• [Available data]
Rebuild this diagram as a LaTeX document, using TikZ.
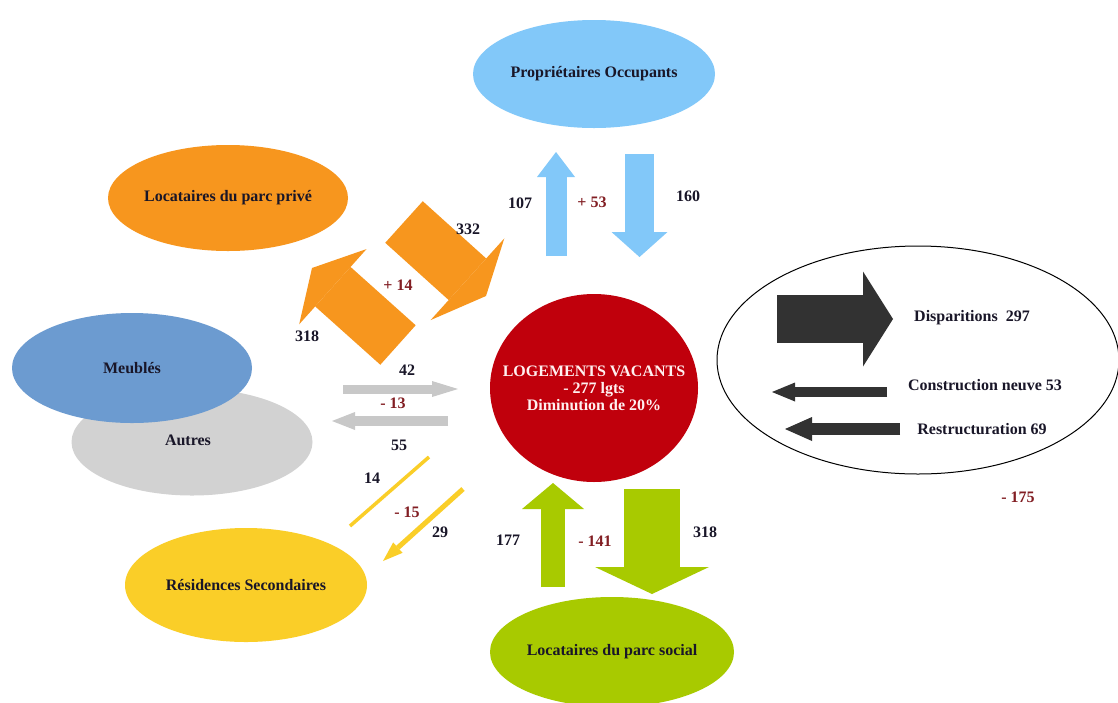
\documentclass[tikz,border=0pt]{standalone}
\usepackage{fontspec}
\setmainfont{Liberation Serif}
\usetikzlibrary{shapes,arrows.meta}

\definecolor{bleuPO}{RGB}{130,200,249}
\definecolor{orangeLP}{RGB}{247,150,30}
\definecolor{bleuMeu}{RGB}{108,155,208}
\definecolor{grisAut}{RGB}{210,210,210}
\definecolor{grisFl}{RGB}{200,200,200}
\definecolor{jauneRS}{RGB}{250,206,40}
\definecolor{vertLS}{RGB}{168,202,0}
\definecolor{rougeLV}{RGB}{192,0,12}
\definecolor{noirFl}{RGB}{50,50,50}
\definecolor{rougeTx}{RGB}{130,30,35}
\definecolor{texteF}{RGB}{25,22,40}

\begin{document}
\begin{tikzpicture}[x=1pt,y=-1pt,font=\fontsize{16}{19}\bfseries\selectfont,text=texteF,
  bloc/.style n args={4}{draw=#4,line width=#1pt,-{Triangle[length=#2pt,width=#3pt,line width=0pt]}}]
\tikzstyle{pool}=[ellipse,inner sep=0pt]
\tikzstyle{nb}=[inner sep=0pt]
\tikzstyle{delta}=[inner sep=0pt,text=rougeTx]
\useasboundingbox[fill=white] (0,0) rectangle (1118,702);

% les reservoirs
\node[pool,fill=bleuPO,minimum width=242,minimum height=108] (PO) at (594,74) {Propriétaires Occupants};
\node[pool,fill=orangeLP,minimum width=240,minimum height=106] (LPP) at (228,198) {Locataires du parc privé};
\node[pool,fill=grisAut,minimum width=241,minimum height=107] (AUT) at (192,442) {};
\node[nb] at (188,440) {Autres};
\node[pool,fill=bleuMeu,minimum width=240,minimum height=110] (MEU) at (132,368) {Meublés};
\node[pool,fill=jauneRS,minimum width=242,minimum height=114] (RS) at (246,585) {Résidences Secondaires};
\node[pool,fill=vertLS,minimum width=244,minimum height=110] (LPS) at (612,652) {Locataires du parc social};
\node[pool,fill=rougeLV,minimum width=208,minimum height=188] (LV) at (594,388) {};
\node[nb,text=white!94!red,align=center,font=\fontsize{16}{17}\bfseries\selectfont] at (594,388)
      {LOGEMENTS VACANTS\\- 277 lgts\\Diminution de 20\%};
\node[pool,draw=black,line width=1,fill=white,minimum width=402,minimum height=228] (PARC) at (918,360) {};

% extremites des flux
\coordinate (po1) at (556,256); \coordinate (po1t) at (556,152);
\coordinate (po2) at (639.5,154); \coordinate (po2t) at (639.5,257);
\coordinate (lp1) at (404,222); \coordinate (lp1t) at (486,296);
\coordinate (lp2) at (398,345); \coordinate (lp2t) at (312,268);
\coordinate (au1) at (343,389); \coordinate (au1t) at (458,389);
\coordinate (au2) at (448,421); \coordinate (au2t) at (332,421);
\coordinate (rs1) at (350,526); \coordinate (rs1t) at (429,457);
\coordinate (rs2) at (463,489); \coordinate (rs2t) at (383,561);
\coordinate (ls1) at (553,587); \coordinate (ls1t) at (553,483);
\coordinate (ls2) at (652,489); \coordinate (ls2t) at (652,594);
\coordinate (di1) at (777,319); \coordinate (di1t) at (893,319);
\coordinate (cn1) at (887,392); \coordinate (cn1t) at (772,392);
\coordinate (re1) at (900,429); \coordinate (re1t) at (785,429);

% les flux
\draw[bloc={21}{25}{38}{bleuPO}] (po1)--(po1t);
\draw[bloc={29}{25}{56}{bleuPO}] (po2)--(po2t);
\draw[bloc={56}{25}{110}{orangeLP}] (lp1)--(lp1t);
\draw[bloc={53}{28}{101}{orangeLP}] (lp2)--(lp2t);
\draw[bloc={9}{26}{16}{grisFl}] (au1)--(au1t);
\draw[bloc={10}{23}{18}{grisFl}] (au2)--(au2t);
\draw[draw=jauneRS,line width=3.5] (rs1)--(rs1t);
\draw[bloc={5}{20}{14}{jauneRS}] (rs2)--(rs2t);
\draw[bloc={24}{26}{62}{vertLS}] (ls1)--(ls1t);
\draw[bloc={56}{27}{114}{vertLS}] (ls2)--(ls2t);
\draw[bloc={48}{30}{95}{noirFl}] (di1)--(di1t);
\draw[bloc={10}{23}{19}{noirFl}] (cn1)--(cn1t);
\draw[bloc={12}{27}{24}{noirFl}] (re1)--(re1t);

% les chiffres
\node[nb] (n107) at (520,203) {107};
\node[nb] (n160) at (688,196) {160};
\node[nb] (n332) at (468,229) {332};
\node[nb] (n318a) at (307,336) {318};
\node[nb] (n42) at (407,370) {42};
\node[nb] (n55) at (399,445) {55};
\node[nb] (n14) at (372,478) {14};
\node[nb] (n29) at (440,532) {29};
\node[nb] (n177) at (508,540) {177};
\node[nb] (n318b) at (705,532) {318};
\node[delta] (d53) at (592,202) {+ 53};
\node[delta] (d14) at (398,285) {+ 14};
\node[delta] (d13) at (393,403) {- 13};
\node[delta] (d15) at (407,512) {- 15};
\node[delta] (d141) at (595,541) {- 141};
\node[delta] (d175) at (1018,497) {- 175};
\node[nb] (disp) at (972,318) {Disparitions~~297};
\node[nb] (cons) at (985,385) {Construction neuve 53};
\node[nb] (rest) at (982,429) {Restructuration 69};
\end{tikzpicture}
\end{document}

• [What this task involves] Copy all the data exactly as written, but skip any picture.

• [Task answer]
Rebuild this diagram as a LaTeX document, using TikZ.
\documentclass[tikz,border=0pt]{standalone}
\usepackage{fontspec}
\setmainfont{Liberation Serif}
\usetikzlibrary{shapes,arrows.meta}

\definecolor{bleuPO}{RGB}{130,200,249}
\definecolor{orangeLP}{RGB}{247,150,30}
\definecolor{bleuMeu}{RGB}{108,155,208}
\definecolor{grisAut}{RGB}{210,210,210}
\definecolor{grisFl}{RGB}{200,200,200}
\definecolor{jauneRS}{RGB}{250,206,40}
\definecolor{vertLS}{RGB}{168,202,0}
\definecolor{rougeLV}{RGB}{192,0,12}
\definecolor{noirFl}{RGB}{50,50,50}
\definecolor{rougeTx}{RGB}{130,30,35}
\definecolor{texteF}{RGB}{25,22,40}

\begin{document}
\begin{tikzpicture}[x=1pt,y=-1pt,font=\fontsize{16}{19}\bfseries\selectfont,text=texteF,
  bloc/.style n args={4}{draw=#4,line width=#1pt,-{Triangle[length=#2pt,width=#3pt,line width=0pt]}}]
\tikzstyle{pool}=[ellipse,inner sep=0pt]
\tikzstyle{nb}=[inner sep=0pt]
\tikzstyle{delta}=[inner sep=0pt,text=rougeTx]
\useasboundingbox[fill=white] (0,0) rectangle (1118,702);

% les reservoirs
\node[pool,fill=bleuPO,minimum width=242,minimum height=108] (PO) at (594,74) {Propriétaires Occupants};
\node[pool,fill=orangeLP,minimum width=240,minimum height=106] (LPP) at (228,198) {Locataires du parc privé};
\node[pool,fill=grisAut,minimum width=241,minimum height=107] (AUT) at (192,442) {};
\node[nb] at (188,440) {Autres};
\node[pool,fill=bleuMeu,minimum width=240,minimum height=110] (MEU) at (132,368) {Meublés};
\node[pool,fill=jauneRS,minimum width=242,minimum height=114] (RS) at (246,585) {Résidences Secondaires};
\node[pool,fill=vertLS,minimum width=244,minimum height=110] (LPS) at (612,652) {Locataires du parc social};
\node[pool,fill=rougeLV,minimum width=208,minimum height=188] (LV) at (594,388) {};
\node[nb,text=white!94!red,align=center,font=\fontsize{16}{17}\bfseries\selectfont] at (594,388)
      {LOGEMENTS VACANTS\\- 277 lgts\\Diminution de 20\%};
\node[pool,draw=black,line width=1,fill=white,minimum width=402,minimum height=228] (PARC) at (918,360) {};

% extremites des flux
\coordinate (po1) at (556,256); \coordinate (po1t) at (556,152);
\coordinate (po2) at (639.5,154); \coordinate (po2t) at (639.5,257);
\coordinate (lp1) at (404,222); \coordinate (lp1t) at (486,296);
\coordinate (lp2) at (398,345); \coordinate (lp2t) at (312,268);
\coordinate (au1) at (343,389); \coordinate (au1t) at (458,389);
\coordinate (au2) at (448,421); \coordinate (au2t) at (332,421);
\coordinate (rs1) at (350,526); \coordinate (rs1t) at (429,457);
\coordinate (rs2) at (463,489); \coordinate (rs2t) at (383,561);
\coordinate (ls1) at (553,587); \coordinate (ls1t) at (553,483);
\coordinate (ls2) at (652,489); \coordinate (ls2t) at (652,594);
\coordinate (di1) at (777,319); \coordinate (di1t) at (893,319);
\coordinate (cn1) at (887,392); \coordinate (cn1t) at (772,392);
\coordinate (re1) at (900,429); \coordinate (re1t) at (785,429);

% les flux
\draw[bloc={21}{25}{38}{bleuPO}] (po1)--(po1t);
\draw[bloc={29}{25}{56}{bleuPO}] (po2)--(po2t);
\draw[bloc={56}{25}{110}{orangeLP}] (lp1)--(lp1t);
\draw[bloc={53}{28}{101}{orangeLP}] (lp2)--(lp2t);
\draw[bloc={9}{26}{16}{grisFl}] (au1)--(au1t);
\draw[bloc={10}{23}{18}{grisFl}] (au2)--(au2t);
\draw[draw=jauneRS,line width=3.5] (rs1)--(rs1t);
\draw[bloc={5}{20}{14}{jauneRS}] (rs2)--(rs2t);
\draw[bloc={24}{26}{62}{vertLS}] (ls1)--(ls1t);
\draw[bloc={56}{27}{114}{vertLS}] (ls2)--(ls2t);
\draw[bloc={48}{30}{95}{noirFl}] (di1)--(di1t);
\draw[bloc={10}{23}{19}{noirFl}] (cn1)--(cn1t);
\draw[bloc={12}{27}{24}{noirFl}] (re1)--(re1t);

% les chiffres
\node[nb] (n107) at (520,203) {107};
\node[nb] (n160) at (688,196) {160};
\node[nb] (n332) at (468,229) {332};
\node[nb] (n318a) at (307,336) {318};
\node[nb] (n42) at (407,370) {42};
\node[nb] (n55) at (399,445) {55};
\node[nb] (n14) at (372,478) {14};
\node[nb] (n29) at (440,532) {29};
\node[nb] (n177) at (508,540) {177};
\node[nb] (n318b) at (705,532) {318};
\node[delta] (d53) at (592,202) {+ 53};
\node[delta] (d14) at (398,285) {+ 14};
\node[delta] (d13) at (393,403) {- 13};
\node[delta] (d15) at (407,512) {- 15};
\node[delta] (d141) at (595,541) {- 141};
\node[delta] (d175) at (1018,497) {- 175};
\node[nb] (disp) at (972,318) {Disparitions~~297};
\node[nb] (cons) at (985,385) {Construction neuve 53};
\node[nb] (rest) at (982,429) {Restructuration 69};
\end{tikzpicture}
\end{document}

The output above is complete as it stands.